What is being asked:
Extract, exactly, the lines from the line containing "Clone this chart in matplotlib." to the line containing "from matplotlib.transforms import", with both lines included and any pictures left out.

Records for processing:
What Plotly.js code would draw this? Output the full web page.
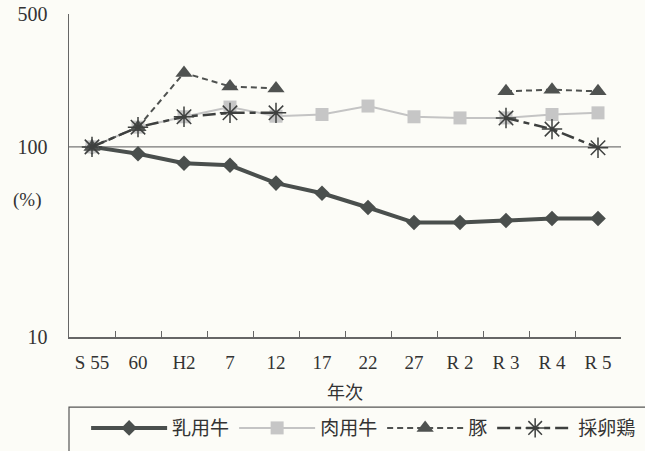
---
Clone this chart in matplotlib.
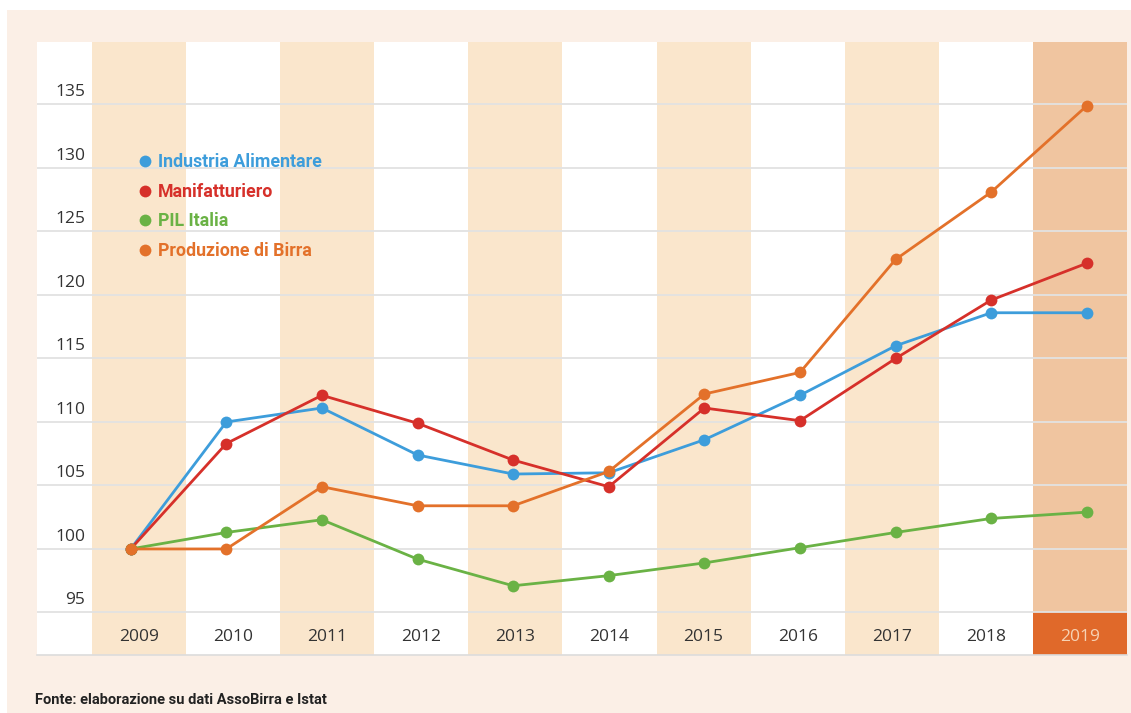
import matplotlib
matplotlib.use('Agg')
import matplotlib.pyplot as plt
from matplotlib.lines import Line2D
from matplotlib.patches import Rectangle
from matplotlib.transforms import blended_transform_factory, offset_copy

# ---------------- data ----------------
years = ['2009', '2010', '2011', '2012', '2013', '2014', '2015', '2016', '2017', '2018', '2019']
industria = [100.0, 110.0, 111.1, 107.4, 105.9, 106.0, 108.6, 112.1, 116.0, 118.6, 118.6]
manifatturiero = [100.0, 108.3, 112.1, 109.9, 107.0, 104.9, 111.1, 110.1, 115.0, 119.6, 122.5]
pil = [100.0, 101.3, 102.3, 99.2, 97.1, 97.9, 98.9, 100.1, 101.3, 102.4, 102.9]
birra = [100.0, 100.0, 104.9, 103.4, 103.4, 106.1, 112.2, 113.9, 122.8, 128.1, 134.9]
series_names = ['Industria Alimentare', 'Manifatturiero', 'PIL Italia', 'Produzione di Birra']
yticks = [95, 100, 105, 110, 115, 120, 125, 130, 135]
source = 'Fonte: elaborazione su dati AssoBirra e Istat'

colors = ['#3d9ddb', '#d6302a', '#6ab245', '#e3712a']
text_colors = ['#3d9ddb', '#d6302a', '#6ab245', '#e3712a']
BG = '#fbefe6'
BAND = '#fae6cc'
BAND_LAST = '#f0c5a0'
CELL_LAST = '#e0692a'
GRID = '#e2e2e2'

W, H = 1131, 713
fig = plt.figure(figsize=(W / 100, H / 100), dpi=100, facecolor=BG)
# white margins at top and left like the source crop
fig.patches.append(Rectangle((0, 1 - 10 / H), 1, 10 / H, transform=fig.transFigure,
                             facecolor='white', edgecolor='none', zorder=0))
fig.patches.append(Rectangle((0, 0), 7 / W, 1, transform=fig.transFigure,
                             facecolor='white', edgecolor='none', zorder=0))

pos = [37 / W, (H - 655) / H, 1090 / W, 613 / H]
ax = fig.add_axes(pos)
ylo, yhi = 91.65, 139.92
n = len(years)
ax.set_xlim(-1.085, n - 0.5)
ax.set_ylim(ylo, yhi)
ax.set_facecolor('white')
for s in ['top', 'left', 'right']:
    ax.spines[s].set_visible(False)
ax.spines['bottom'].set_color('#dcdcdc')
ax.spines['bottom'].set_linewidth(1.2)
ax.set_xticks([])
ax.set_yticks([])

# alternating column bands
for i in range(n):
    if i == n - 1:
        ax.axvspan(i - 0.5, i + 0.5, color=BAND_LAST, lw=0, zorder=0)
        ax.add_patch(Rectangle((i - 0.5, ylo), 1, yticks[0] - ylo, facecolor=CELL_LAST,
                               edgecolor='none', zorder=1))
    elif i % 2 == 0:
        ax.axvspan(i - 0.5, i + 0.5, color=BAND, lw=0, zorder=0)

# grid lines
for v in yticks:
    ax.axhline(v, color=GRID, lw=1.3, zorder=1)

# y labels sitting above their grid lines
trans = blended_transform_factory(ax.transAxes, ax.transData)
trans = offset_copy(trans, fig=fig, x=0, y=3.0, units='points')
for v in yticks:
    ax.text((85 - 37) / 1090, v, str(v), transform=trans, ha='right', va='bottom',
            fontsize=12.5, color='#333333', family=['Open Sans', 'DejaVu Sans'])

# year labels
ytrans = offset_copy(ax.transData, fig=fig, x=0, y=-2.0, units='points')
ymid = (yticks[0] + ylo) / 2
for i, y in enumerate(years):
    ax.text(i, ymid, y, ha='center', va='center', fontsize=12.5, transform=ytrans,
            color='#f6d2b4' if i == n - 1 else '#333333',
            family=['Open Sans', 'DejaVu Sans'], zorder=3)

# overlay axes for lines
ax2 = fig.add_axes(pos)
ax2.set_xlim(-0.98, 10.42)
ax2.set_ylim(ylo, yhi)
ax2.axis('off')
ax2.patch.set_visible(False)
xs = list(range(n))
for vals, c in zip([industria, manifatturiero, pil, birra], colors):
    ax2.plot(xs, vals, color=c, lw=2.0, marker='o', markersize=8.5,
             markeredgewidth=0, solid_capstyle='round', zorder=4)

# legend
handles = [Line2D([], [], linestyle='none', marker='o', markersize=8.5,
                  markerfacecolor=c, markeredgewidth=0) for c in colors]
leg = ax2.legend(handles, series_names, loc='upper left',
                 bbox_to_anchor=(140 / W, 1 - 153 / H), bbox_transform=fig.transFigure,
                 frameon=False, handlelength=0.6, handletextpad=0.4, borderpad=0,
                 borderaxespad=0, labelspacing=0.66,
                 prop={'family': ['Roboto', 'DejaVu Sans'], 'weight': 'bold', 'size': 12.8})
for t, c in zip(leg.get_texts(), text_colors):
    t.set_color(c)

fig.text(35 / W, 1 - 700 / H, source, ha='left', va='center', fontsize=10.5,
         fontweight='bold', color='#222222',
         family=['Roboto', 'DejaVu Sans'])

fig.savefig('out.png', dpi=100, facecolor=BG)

Complete output:
Clone this chart in matplotlib.
import matplotlib
matplotlib.use('Agg')
import matplotlib.pyplot as plt
from matplotlib.lines import Line2D
from matplotlib.patches import Rectangle
from matplotlib.transforms import blended_transform_factory, offset_copy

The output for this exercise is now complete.